■ What you should do
Provide an exact copy of the data, excluding the images.

■ Information shown
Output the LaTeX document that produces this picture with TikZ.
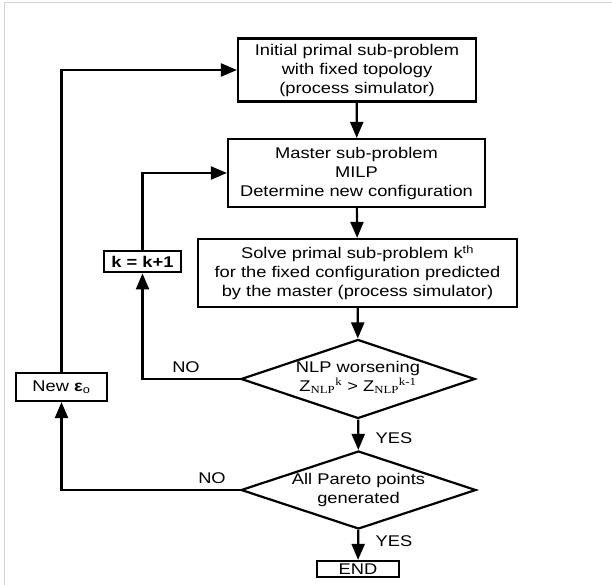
\documentclass[tikz,border=0pt]{standalone}
\usepackage{fontspec}
\setmainfont{Liberation Sans}[FakeStretch=1.18]
\newfontfamily\tmsfont{Liberation Serif}[FakeStretch=1.18]
\usetikzlibrary{arrows.meta,shapes.geometric}
\begin{document}
\begin{tikzpicture}[x=1pt, y=-1pt, line join=miter, >={Triangle[length=16pt,width=13pt]},
	font=\fontsize{15.5}{19}\selectfont,
	box/.style={draw, line width=2.2pt, rectangle, align=center, inner sep=0pt},
	dia/.style={draw, line width=2.2pt, diamond, inner sep=0pt},
	flow/.style={line width=2.2pt, ->},
	lbl/.style={inner sep=0pt}]
	\useasboundingbox (0,0) rectangle (612,585);
	\draw[gray!35, line width=1pt] (4,585) -- (4,3) -- (612,3);
	% boxes
	\node[box, minimum width=238, minimum height=63] (init) at (357,70) {Initial primal sub-problem\\with fixed topology\\(process simulator)};
	\node[box, minimum width=257, minimum height=68] (master) at (356.5,173) {Master sub-problem\\MILP\\Determine new configuration};
	\node[box, minimum width=319, minimum height=68] (solve) at (357.5,273) {Solve primal sub-problem k\textsuperscript{th}\\for the fixed configuration predicted\\by the master (process simulator)};
	\node[box, line width=2.8pt, minimum width=77, minimum height=21] (kinc) at (142.5,261.5) {\bfseries k = k+1};
	\node[box, minimum width=91, minimum height=28] (eps) at (61.5,387) {New \textbf{ε}\textsubscript{o}};
	\node[box, minimum width=82, minimum height=16] (endn) at (358,569) {END};
	% decisions
	\node[dia, minimum width=234, minimum height=79] (worse) at (358,379) {};
	\node[align=center, inner sep=0pt] (worsetxt) at (358,377) {NLP worsening\\Z\textsubscript{\tmsfont NLP}\textsuperscript{\tmsfont k} > Z\textsubscript{\tmsfont NLP}\textsuperscript{\tmsfont k-1}};
	\node[dia, minimum width=235, minimum height=78] (pareto) at (358.5,490) {};
	\node[align=center, inner sep=0pt] (paretotxt) at (358.5,490) {All Pareto points\\generated};
	% connectors
	\draw[flow] (init) -- (master);
	\draw[flow] (master) -- (solve);
	\draw[flow] (solve) -- (worse);
	\draw[flow] (worse) -- (pareto);
	\draw[flow] (pareto) -- (endn);
	\draw[flow] (worse.west) -| (kinc.south);
	\draw[flow] (kinc.north) |- (master.west);
	\draw[flow] (pareto.west) -| (eps.south);
	\draw[flow] (eps.north) |- (init.west);
	\path
	(186,367) node[lbl] (no1) {NO}
	(212,478) node[lbl] (no2) {NO}
	(394,438) node[lbl] (yes1) {YES}
	(394,541) node[lbl] (yes2) {YES};
\end{tikzpicture}
\end{document}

■ Written response
Output the LaTeX document that produces this picture with TikZ.
\documentclass[tikz,border=0pt]{standalone}
\usepackage{fontspec}
\setmainfont{Liberation Sans}[FakeStretch=1.18]
\newfontfamily\tmsfont{Liberation Serif}[FakeStretch=1.18]
\usetikzlibrary{arrows.meta,shapes.geometric}
\begin{document}
\begin{tikzpicture}[x=1pt, y=-1pt, line join=miter, >={Triangle[length=16pt,width=13pt]},
	font=\fontsize{15.5}{19}\selectfont,
	box/.style={draw, line width=2.2pt, rectangle, align=center, inner sep=0pt},
	dia/.style={draw, line width=2.2pt, diamond, inner sep=0pt},
	flow/.style={line width=2.2pt, ->},
	lbl/.style={inner sep=0pt}]
	\useasboundingbox (0,0) rectangle (612,585);
	\draw[gray!35, line width=1pt] (4,585) -- (4,3) -- (612,3);
	% boxes
	\node[box, minimum width=238, minimum height=63] (init) at (357,70) {Initial primal sub-problem\\with fixed topology\\(process simulator)};
	\node[box, minimum width=257, minimum height=68] (master) at (356.5,173) {Master sub-problem\\MILP\\Determine new configuration};
	\node[box, minimum width=319, minimum height=68] (solve) at (357.5,273) {Solve primal sub-problem k\textsuperscript{th}\\for the fixed configuration predicted\\by the master (process simulator)};
	\node[box, line width=2.8pt, minimum width=77, minimum height=21] (kinc) at (142.5,261.5) {\bfseries k = k+1};
	\node[box, minimum width=91, minimum height=28] (eps) at (61.5,387) {New \textbf{ε}\textsubscript{o}};
	\node[box, minimum width=82, minimum height=16] (endn) at (358,569) {END};
	% decisions
	\node[dia, minimum width=234, minimum height=79] (worse) at (358,379) {};
	\node[align=center, inner sep=0pt] (worsetxt) at (358,377) {NLP worsening\\Z\textsubscript{\tmsfont NLP}\textsuperscript{\tmsfont k} > Z\textsubscript{\tmsfont NLP}\textsuperscript{\tmsfont k-1}};
	\node[dia, minimum width=235, minimum height=78] (pareto) at (358.5,490) {};
	\node[align=center, inner sep=0pt] (paretotxt) at (358.5,490) {All Pareto points\\generated};
	% connectors
	\draw[flow] (init) -- (master);
	\draw[flow] (master) -- (solve);
	\draw[flow] (solve) -- (worse);
	\draw[flow] (worse) -- (pareto);
	\draw[flow] (pareto) -- (endn);
	\draw[flow] (worse.west) -| (kinc.south);
	\draw[flow] (kinc.north) |- (master.west);
	\draw[flow] (pareto.west) -| (eps.south);
	\draw[flow] (eps.north) |- (init.west);
	\path
	(186,367) node[lbl] (no1) {NO}
	(212,478) node[lbl] (no2) {NO}
	(394,438) node[lbl] (yes1) {YES}
	(394,541) node[lbl] (yes2) {YES};
\end{tikzpicture}
\end{document}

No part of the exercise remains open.